Tout dépend du prêtre.
Le sommet de ce don fait par Dieu à la Fraternité réside précisément dans son culte pour le sacrement de l’ordre.
Monseigneur Lefebvre a défini ce charisme dans ses statuts :
« Le but de la Fraternité est le sacerdoce et tout ce qui s’y rapporte et rien que ce qui le concerne. »
Le sacerdoce est garant de l’ordre dans la société surnaturelle qu’est l’Église et indirectement dans nos sociétés naturelles. Il assure la stabilité des hiérarchies, l’amour de l’autorité pour établir les âmes dans l’ordre divin, en les sanctifiant, en les gouvernant et en les orientant vers leur fin surnaturelle.
La Fraternité répond à cette mission dans l’ouvre des séminaires, les écoles et toutes les activités de formation. Mais avec un fondateur missionnaire, cette vocation se parfait dans la pratique de cette formation, dans l’apostolat que Notre-Seigneur commande à ses apôtres.
« Tout pouvoir m’a été donné au ciel et sur la terre. Allez donc, de toutes les nations faites des disciples, les baptisant au nom du Père et du Fils et du Saint Esprit, et leur apprenant à observer tout ce que je vous ai prescrit », Mat. 28, 18–20.
Certes notre petit nombre autour de la Fraternité ne peut pas tout faire. Les occasions d’apostolat sont innombrables, parce que les besoins sont infinis, parce que les attaques aussi sont plus nombreuses et plus violentes. Cependant les prêtres reçoivent des grâces pour orienter cette charité fondamentale.
Notre monde s’emploie à bannir Dieu, la religion et tout spirituel insoumis à la loi du marché, pour pratiquer les pires horreurs. Le mal s’attaque à la racine. En l’occurrence, le mal fondamental contre lequel Saint-Pie X insiste, dans l’encyclique « Acerbo nimis », c’est l’ignorance. Elle est à combattre chez nous, elle est à repousser dans la société.
Le « Da Vinci Code » triomphe grâce à l’ignorance voilée par une illusion de savoir, distillée par l’esprit mondain et diffusée par les moyens médiatiques. Les modes ésotériques, satanistes et christianophobes, au service de Mammon, ne vivent que grâce à l’exclusion du message évangélique dans le domaine public. Cet assaut puissant cherche à éloigner définitivement les âmes du Christ.

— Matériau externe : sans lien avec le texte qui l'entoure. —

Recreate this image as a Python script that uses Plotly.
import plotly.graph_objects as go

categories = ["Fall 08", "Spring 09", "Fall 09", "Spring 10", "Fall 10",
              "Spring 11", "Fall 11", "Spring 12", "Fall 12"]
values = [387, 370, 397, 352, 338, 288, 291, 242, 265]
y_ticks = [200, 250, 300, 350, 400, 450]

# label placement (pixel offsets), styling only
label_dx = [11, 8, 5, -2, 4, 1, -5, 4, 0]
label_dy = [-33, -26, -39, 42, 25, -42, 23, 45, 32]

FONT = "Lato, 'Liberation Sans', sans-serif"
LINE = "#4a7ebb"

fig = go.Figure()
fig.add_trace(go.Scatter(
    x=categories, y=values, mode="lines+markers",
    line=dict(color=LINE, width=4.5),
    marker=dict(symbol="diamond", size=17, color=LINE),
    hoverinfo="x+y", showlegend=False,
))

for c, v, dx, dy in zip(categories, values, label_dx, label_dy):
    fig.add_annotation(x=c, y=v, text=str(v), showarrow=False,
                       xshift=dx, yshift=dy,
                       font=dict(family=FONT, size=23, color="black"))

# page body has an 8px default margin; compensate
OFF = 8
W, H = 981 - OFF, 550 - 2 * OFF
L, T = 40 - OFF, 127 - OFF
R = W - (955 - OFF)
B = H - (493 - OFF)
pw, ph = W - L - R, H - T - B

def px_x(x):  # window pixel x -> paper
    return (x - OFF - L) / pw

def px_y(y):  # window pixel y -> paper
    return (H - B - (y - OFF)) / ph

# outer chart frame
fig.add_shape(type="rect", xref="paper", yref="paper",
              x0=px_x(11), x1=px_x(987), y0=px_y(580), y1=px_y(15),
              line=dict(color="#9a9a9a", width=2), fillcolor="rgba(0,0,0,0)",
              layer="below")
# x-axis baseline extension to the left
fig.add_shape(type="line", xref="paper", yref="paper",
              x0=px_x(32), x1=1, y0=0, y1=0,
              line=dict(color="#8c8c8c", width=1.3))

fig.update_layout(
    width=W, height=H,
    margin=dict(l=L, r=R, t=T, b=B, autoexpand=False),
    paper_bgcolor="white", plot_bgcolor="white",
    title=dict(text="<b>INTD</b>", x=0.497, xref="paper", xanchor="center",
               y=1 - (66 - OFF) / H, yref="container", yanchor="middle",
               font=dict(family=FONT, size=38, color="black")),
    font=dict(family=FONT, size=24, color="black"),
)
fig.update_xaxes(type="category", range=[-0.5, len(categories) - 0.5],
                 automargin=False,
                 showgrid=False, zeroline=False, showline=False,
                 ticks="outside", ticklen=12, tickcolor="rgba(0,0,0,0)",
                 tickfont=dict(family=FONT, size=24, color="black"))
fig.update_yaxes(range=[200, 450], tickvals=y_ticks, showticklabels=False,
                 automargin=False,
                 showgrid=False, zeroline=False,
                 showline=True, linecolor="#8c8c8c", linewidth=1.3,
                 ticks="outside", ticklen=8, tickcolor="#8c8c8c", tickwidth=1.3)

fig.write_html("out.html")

Il appelle au moins notre prière de réparation publique et, si possible, un témoignage manifeste de foi. Dénoncer le mal par la réparation permet aussi, un tant soit peu, de faire connaître la vérité. Cela demande peu de temps et peu de moyens. Lorsqu’on entend, ou qu’on lit dans nos rangs, certaines objections qui tendent à justifier un silence coupable, on mesure l’emprise de l’esprit du monde sur certaines âmes. Est-ce que le risque très improbable de faire de la publicité au mal devrait nous interdire de le fustiger ? Les chrétiens seraient-ils les seuls à ne plus pouvoir apparaître au grand jour ? Sommes-nous derrière l’étendard du Christ et de Son Église ou en sommes-nous à gérer notre petit fond de commerce ? Est-ce que défendre la divinité du Christ revient à soutenir un Opus Dei crypto-matérialiste ? Non :
« Nous n’avons qu’un honneur au monde, c’est l’honneur de Notre-Seigneur ».

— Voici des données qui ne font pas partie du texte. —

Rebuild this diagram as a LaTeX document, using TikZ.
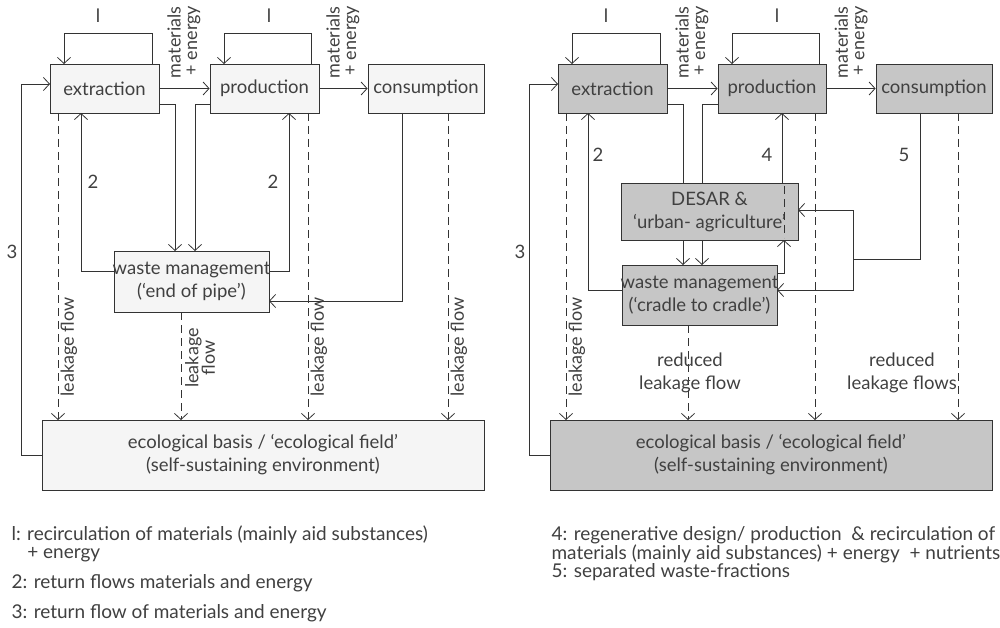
\documentclass[tikz,border=0pt]{standalone}
\usepackage{fontspec}
\setmainfont{Lato}
\usetikzlibrary{arrows.meta}
\begin{document}
\begin{tikzpicture}[x=1pt,y=-1pt,
  ar/.style={-{Straight Barb[length=6pt,width=13pt]},thick,draw=black!80},
  ln/.style={thick,draw=black!80},
  lk/.style={ar,dashed,dash pattern=on 8pt off 5pt},
  boxL/.style={draw=black!80,thick,fill=gray!8,inner sep=0pt},
  boxR/.style={draw=black!80,thick,fill=gray!45,inner sep=0pt},
  txt/.style={font=\fontsize{18.5}{23}\selectfont,text=black!75,align=center},
  sm/.style={font=\fontsize{18}{16.5}\selectfont,text=black!75,align=center},
  leg/.style={font=\fontsize{19}{18.5}\selectfont,text=black!75,anchor=west,align=left}]
\useasboundingbox (0,0) rectangle (1000,628);
% ===== LEFT =====
\node[boxL,minimum width=109,minimum height=49] (ex) at (104.5,88.5) {};
\node[txt] at (ex) {extraction};
\node[boxL,minimum width=109,minimum height=49] (pr) at (264.5,88.5) {};
\node[txt] at (pr) {production};
\node[boxL,minimum width=116,minimum height=49] (co) at (426,88.5) {};
\node[txt] at (co) {consumption};
\node[boxL,minimum width=155,minimum height=61] (wm) at (191.5,281.5) {};
\node[txt] at (wm) {waste management\\(‘end of pipe’)};
\node[boxL,minimum width=442,minimum height=70] (eco) at (263,455) {};
\node[txt] at (eco) {ecological basis / ‘ecological field’\\(self-sustaining environment)};
% loops
\draw[ar] (152,64) -- (152,33) -- (64,33) -- (64,64);
\draw[ar] (311,64) -- (311,33) -- (224,33) -- (224,64);
\node[txt] (l1a) at (98,16) {l};
\node[txt] (l1b) at (269,16) {l};
\node[sm,rotate=90,align=left] (me1) at (184,42) {materials\\\,+ energy};
\node[sm,rotate=90,align=left] (me2) at (343,42) {materials\\\,+ energy};
\draw[ar] (ex.east) -- (pr.west);
\draw[ar] (pr.east) -- (co.west);
\draw[ar] (159,104) -- (175,104) -- (175,251);
\draw[ar] (210,104) -- (195,104) -- (195,251);
\draw[ar] (114,271) -- (81,271) -- (81,113);
\draw[ar] (269,271) -- (289,271) -- (289,113);
\node[txt] at (93,182) {2};
\node[txt] at (273,182) {2};
\draw[ar] (402,113) -- (402,301) -- (269,301);
\draw[ar] (42,455) -- (21,455) -- (21,84) -- (50,84);
\node[txt] at (12,252) {3};
\draw[lk] (58,113) -- (58,420);
\draw[lk] (308,113) -- (308,420);
\draw[lk] (448,113) -- (448,420);
\draw[lk] (181,312) -- (181,420);
\node[sm,rotate=90] at (69,347) {leakage flow};
\node[sm,rotate=90] at (319,347) {leakage flow};
\node[sm,rotate=90] at (459,347) {leakage flow};
\node[sm,rotate=90] at (200,358) {leakage\\flow};
% ===== RIGHT =====
\node[boxR,minimum width=109,minimum height=49] (ex2) at (612.5,88.5) {};
\node[txt] at (ex2) {extraction};
\node[boxR,minimum width=108,minimum height=49] (pr2) at (772,88.5) {};
\node[txt] at (pr2) {production};
\node[boxR,minimum width=116,minimum height=49] (co2) at (934,88.5) {};
\node[txt] at (co2) {consumption};
\node[boxR,minimum width=177,minimum height=57] (de) at (709.5,211.5) {};
\node[txt] at (de) {DESAR \&\\‘urban- agriculture’};
\node[boxR,minimum width=155,minimum height=60] (wm2) at (699.5,295) {};
\node[txt] at (wm2) {waste management\\(‘cradle to cradle’)};
\node[boxR,minimum width=442,minimum height=70] (eco2) at (771,455) {};
\node[txt] at (eco2) {ecological basis / ‘ecological field’\\(self-sustaining environment)};
\draw[ar] (660,64) -- (660,33) -- (572,33) -- (572,64);
\draw[ar] (819,64) -- (819,33) -- (732,33) -- (732,64);
\node[txt] at (606,16) {l};
\node[txt] at (777,16) {l};
\node[sm,rotate=90,align=left] at (692,42) {materials\\\,+ energy};
\node[sm,rotate=90,align=left] at (851,42) {materials\\\,+ energy};
\draw[ar] (ex2.east) -- (pr2.west);
\draw[ar] (pr2.east) -- (co2.west);
\draw[ln] (667,104) -- (683,104) -- (683,183);
\draw[ln] (718,104) -- (702,104) -- (702,183);
\draw[ar] (683,240) -- (683,265);
\draw[ar] (702,240) -- (702,265);
\draw[ar] (782,183) -- (782,113);
\draw[ar] (777,273) -- (784,273) -- (784,240);
\draw[ar] (622,290) -- (588,290) -- (588,113);
\node[txt] at (598,155) {2};
\node[txt] at (767,155) {4};
\node[txt] at (904,155) {5};
\draw[ln] (920,113) -- (920,259) -- (853,259);
\draw[ar] (853,259) -- (853,210) -- (798,210);
\draw[ar] (853,259) -- (853,290) -- (777,290);
\draw[ar] (550,455) -- (529,455) -- (529,84) -- (558,84);
\node[txt] at (520,252) {3};
\draw[lk] (566,113) -- (566,420);
\draw[lk] (815,113) -- (815,420);
\draw[lk] (958,113) -- (958,420);
\draw[ln,dashed,dash pattern=on 8pt off 5pt] (784,186) -- (784,238);
\draw[lk] (688,325) -- (688,420);
\node[sm,rotate=90] at (577,347) {leakage flow};
\node[txt] at (690,373) {reduced\\leakage flow};
\node[txt] at (902,373) {reduced\\leakage flows};
% legends
\node[leg] at (8,544) {l: recirculation of materials (mainly aid substances)\\\phantom{l: }+ energy};
\node[leg] at (8,583) {2: return flows materials and energy};
\node[leg] at (8,613) {3: return flow of materials and energy};
\node[leg] at (548,554) {4: regenerative design/ production \ \& recirculation of\\materials (mainly aid substances) + energy \ + nutrients\\5: separated waste-fractions};
\end{tikzpicture}
\end{document}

Dans notre lutte contre l’ignorance, nous avons d’immenses progrès à réaliser. Fils de ce siècle, le traditionaliste s’encombre parfois de quelques travers narcissiques. Quand il s’adresse au prochain, on peut avoir l’impression qu’il se parle à lui-même. Et son apostolat demeure stérile.
Nous souhaitons vivre dans le réel et l’on s’aperçoit que certains se fabriquent un petit monde virtuel pour ne pas trop souffrir. Ils se rendent incapables de se mettre à la portée du prochain. Cultivant de fausses traditions, condamnées par Mgr Lefebvre, ils s’enferment dans leur petit univers.
Notre apostolat a une cible, apprenons à la connaître et à l’aimer telle qu’elle est et non telle qu’on la souhaiterait. Utilisons son langage, comme les missionnaires ont toujours fait, et cessons de lui parler une langue qu’elle est inapte à entendre.
Le passé nous confie notre mission et notre identité par la foi, l’avenir stimule notre espérance, et le présent est, qu’on le veuille ou non, le seul moment de notre sanctification et de notre charité.
« Mes frères bien-aimés, mettez en pratique la parole de Dieu. Ne vous contentez pas de l’écouter ; ce serait vous abuser », S. Jacques 1, 22.